Request - Extract the lines of the material below, beginning with the first and ending with the line that holds "alpha=1, linewidth=0, ax=ax)". Skip every picture.

** start of Data block **

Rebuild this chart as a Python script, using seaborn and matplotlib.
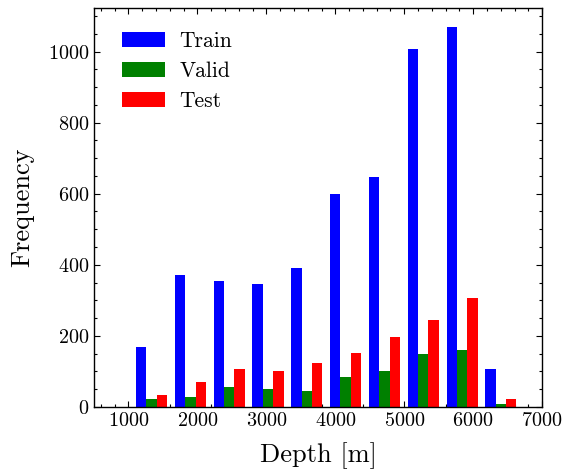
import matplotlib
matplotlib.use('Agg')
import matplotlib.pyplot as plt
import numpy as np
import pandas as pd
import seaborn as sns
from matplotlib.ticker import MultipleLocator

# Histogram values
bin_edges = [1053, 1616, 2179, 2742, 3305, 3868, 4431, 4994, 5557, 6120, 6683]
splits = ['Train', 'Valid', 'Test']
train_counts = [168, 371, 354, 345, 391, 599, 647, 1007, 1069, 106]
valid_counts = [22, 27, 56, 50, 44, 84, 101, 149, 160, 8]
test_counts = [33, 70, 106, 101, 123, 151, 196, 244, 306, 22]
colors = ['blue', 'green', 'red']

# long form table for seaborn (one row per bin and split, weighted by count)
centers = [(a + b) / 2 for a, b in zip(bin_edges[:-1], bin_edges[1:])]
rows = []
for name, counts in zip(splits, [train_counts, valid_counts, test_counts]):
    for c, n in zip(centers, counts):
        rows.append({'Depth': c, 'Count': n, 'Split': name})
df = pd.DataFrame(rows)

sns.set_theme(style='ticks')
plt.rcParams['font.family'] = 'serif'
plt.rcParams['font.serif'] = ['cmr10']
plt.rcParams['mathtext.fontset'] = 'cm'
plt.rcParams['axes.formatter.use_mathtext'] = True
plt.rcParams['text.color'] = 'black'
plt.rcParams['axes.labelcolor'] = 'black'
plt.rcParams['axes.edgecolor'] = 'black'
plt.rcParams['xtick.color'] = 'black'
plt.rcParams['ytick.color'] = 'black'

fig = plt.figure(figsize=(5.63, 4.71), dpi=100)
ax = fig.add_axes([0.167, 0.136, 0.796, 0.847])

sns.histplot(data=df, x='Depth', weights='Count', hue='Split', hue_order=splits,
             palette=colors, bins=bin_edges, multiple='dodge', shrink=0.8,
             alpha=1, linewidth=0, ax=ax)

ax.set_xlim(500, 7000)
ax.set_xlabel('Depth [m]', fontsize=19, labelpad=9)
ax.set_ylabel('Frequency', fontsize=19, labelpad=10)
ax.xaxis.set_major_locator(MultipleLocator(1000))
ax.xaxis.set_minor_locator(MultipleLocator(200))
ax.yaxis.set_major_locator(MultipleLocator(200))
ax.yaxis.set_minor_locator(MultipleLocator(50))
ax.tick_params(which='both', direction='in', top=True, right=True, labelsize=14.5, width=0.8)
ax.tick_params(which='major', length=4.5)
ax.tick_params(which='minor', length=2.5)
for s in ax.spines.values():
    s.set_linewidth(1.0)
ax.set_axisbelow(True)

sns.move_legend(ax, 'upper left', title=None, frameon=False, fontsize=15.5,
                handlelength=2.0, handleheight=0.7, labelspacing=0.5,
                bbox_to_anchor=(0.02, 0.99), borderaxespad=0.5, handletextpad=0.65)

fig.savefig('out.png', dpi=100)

** end of Data block **

Solution to this exercise -
Rebuild this chart as a Python script, using seaborn and matplotlib.
import matplotlib
matplotlib.use('Agg')
import matplotlib.pyplot as plt
import numpy as np
import pandas as pd
import seaborn as sns
from matplotlib.ticker import MultipleLocator

# Histogram values
bin_edges = [1053, 1616, 2179, 2742, 3305, 3868, 4431, 4994, 5557, 6120, 6683]
splits = ['Train', 'Valid', 'Test']
train_counts = [168, 371, 354, 345, 391, 599, 647, 1007, 1069, 106]
valid_counts = [22, 27, 56, 50, 44, 84, 101, 149, 160, 8]
test_counts = [33, 70, 106, 101, 123, 151, 196, 244, 306, 22]
colors = ['blue', 'green', 'red']

# long form table for seaborn (one row per bin and split, weighted by count)
centers = [(a + b) / 2 for a, b in zip(bin_edges[:-1], bin_edges[1:])]
rows = []
for name, counts in zip(splits, [train_counts, valid_counts, test_counts]):
    for c, n in zip(centers, counts):
        rows.append({'Depth': c, 'Count': n, 'Split': name})
df = pd.DataFrame(rows)

sns.set_theme(style='ticks')
plt.rcParams['font.family'] = 'serif'
plt.rcParams['font.serif'] = ['cmr10']
plt.rcParams['mathtext.fontset'] = 'cm'
plt.rcParams['axes.formatter.use_mathtext'] = True
plt.rcParams['text.color'] = 'black'
plt.rcParams['axes.labelcolor'] = 'black'
plt.rcParams['axes.edgecolor'] = 'black'
plt.rcParams['xtick.color'] = 'black'
plt.rcParams['ytick.color'] = 'black'

fig = plt.figure(figsize=(5.63, 4.71), dpi=100)
ax = fig.add_axes([0.167, 0.136, 0.796, 0.847])

sns.histplot(data=df, x='Depth', weights='Count', hue='Split', hue_order=splits,
             palette=colors, bins=bin_edges, multiple='dodge', shrink=0.8,
             alpha=1, linewidth=0, ax=ax)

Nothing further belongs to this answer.